Well, the melee smash talent tree only goes up three levels and you can get 5 talents by 10th level, so you could use it as a second tier effect after maxing melee smash to do even more for things with hardness.
 



No, character concept is not germaine to this topic. I'm talking purely in terms of balanced game mechanics. Allow me to rephrase for additional clarity:

Can anyone think of a situation where Ignore Hardness is a more advantageous talent than Melee Smash?
 


Alejandro said:

Me neither. Sounds like a house rule to double or triple the effect of ignore hardness is in order. Especially since ignore hardness only works against those rare things with hardness, most of which don't fight back anyway. Perhaps doubling the effect and allowing it to work against any form of damage reduction would be a good alternative.
 

2WS-Steve said:
Me neither. Sounds like a house rule to double or triple the effect of ignore hardness is in order. Especially since ignore hardness only works against those rare things with hardness, most of which don't fight back anyway. Perhaps doubling the effect and allowing it to work against any form of damage reduction would be a good alternative.

Good ideas. Having the Ignore Hardness double as a magical "plus" for purposes of penetrating damage reduction also meshes well.

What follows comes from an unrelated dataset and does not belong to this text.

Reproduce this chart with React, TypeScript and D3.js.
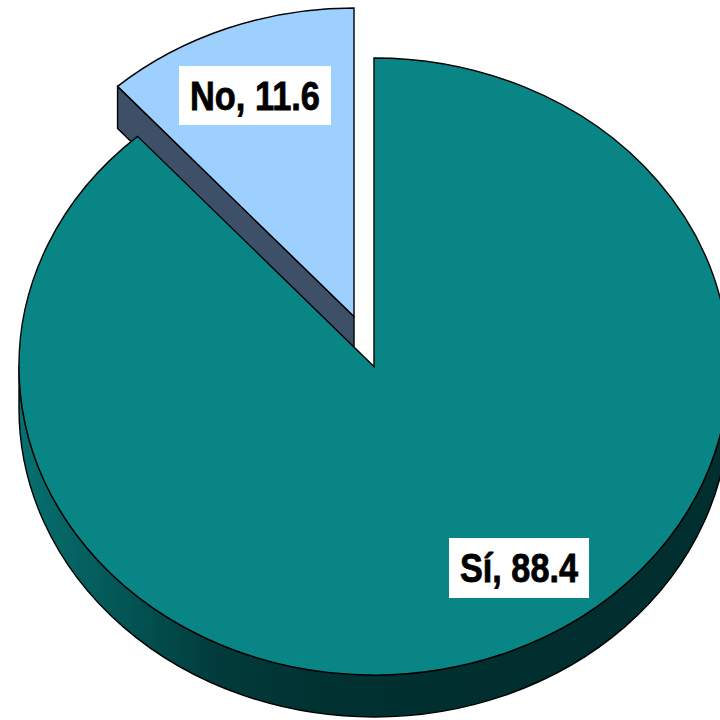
import React from "react";
import * as d3 from "d3";

const categories = ["Sí", "No"];
const values = [88.4, 11.6];
const topColors = ["#0a8585", "#9dcfff"];
const sideColor = "#3d5068";

// pie geometry
const cx = 374;
const cy = 366.5;
const rx = 355;
const ry = 308.5;
const depth = 42;
const explode = { dx: -20, dy: -50 };

// label boxes: [x, y, width, height, text width]
const labelBoxes = [
  [449, 538, 140, 60, 118],
  [179, 66, 152, 59, 130],
];

const sideStops = [
  [0, "#077070"],
  [0.08, "#056262"],
  [0.18, "#034f4f"],
  [0.28, "#023b3b"],
  [0.45, "#013030"],
  [1, "#012e2e"],
];

const pie = d3.pie<number>().sort(null);
const arcs = pie(values);
const unitArc = d3.arc<any>().innerRadius(0).outerRadius(1);

// point on the ellipse for a pie angle (0 = up, clockwise)
const px = (a: number) => Math.sin(a) * rx;
const py = (a: number) => -Math.cos(a) * ry;

const stroke = { stroke: "#000", strokeWidth: 1.4, vectorEffect: "non-scaling-stroke" as const };

export default function App() {
  const wall =
    `M${cx - rx},${cy} A${rx},${ry} 0 0 0 ${cx + rx},${cy} ` +
    `L${cx + rx},${cy + depth} A${rx},${ry} 0 0 1 ${cx - rx},${cy + depth} Z`;

  const noAngle = arcs[1].startAngle;
  const tipX = cx + explode.dx;
  const tipY = cy + explode.dy;
  const noEdge = d3.line()([
    [tipX, tipY],
    [tipX + px(noAngle), tipY + py(noAngle)],
    [tipX + px(noAngle), tipY + py(noAngle) + depth],
    [tipX, tipY + depth],
  ]) + "Z";

  return (
    <svg
      width={720}
      height={720}
      viewBox="0 0 720 720"
      style={{ position: "absolute", left: 0, top: 0, background: "#fff" }}
    >
      <defs>
        <linearGradient id="wall" gradientUnits="userSpaceOnUse" x1={cx - rx} x2={cx + rx} y1={0} y2={0}>
          {sideStops.map(([o, c]) => (
            <stop key={o} offset={o} stopColor={c as string} />
          ))}
        </linearGradient>
      </defs>

      {/* side walls go first, the top faces cover them */}
      <path d={wall} fill="url(#wall)" {...stroke} />
      <path d={noEdge} fill={sideColor} {...stroke} />

      {arcs.map((d, i) => {
        const off = categories[i] === "No" ? explode : { dx: 0, dy: 0 };
        return (
          <path
            key={categories[i]}
            d={unitArc(d) as string}
            transform={`translate(${cx + off.dx},${cy + off.dy}) scale(${rx},${ry})`}
            fill={topColors[i]}
            {...stroke}
          />
        );
      })}

      {categories.map((c, i) => {
        const [x, y, w, h, tw] = labelBoxes[i];
        return (
          <g key={c}>
            <rect x={x} y={y} width={w} height={h} fill="#fff" />
            <text
              x={x + w / 2}
              y={y + h / 2 + 14}
              textAnchor="middle"
              textLength={tw}
              lengthAdjust="spacingAndGlyphs"
              fontFamily="Liberation Sans, Arial, sans-serif"
              fontWeight={700}
              fontSize={40}
              fill="#000"
              stroke="#000"
              strokeWidth={0.8}
            >
              {`${c}, ${values[i]}`}
            </text>
          </g>
        );
      })}
    </svg>
  );
}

Btw, love Master-of-Arms. Are you the same Steve P. of Hero Games fame?
 

Hm... As you say it, there isn't really any reason to take it. However, I'm guessing there's a "only against targets without hardness" clause floating around with the damage increase one, in which case, you'd have to take both for the full effect. Outside of that, or adding a "gains +1 damage against targets without hardness" (which would, in the end, make them identical), there seems to be no non-flavor reason to take Ignore Hardness over Melee Smash.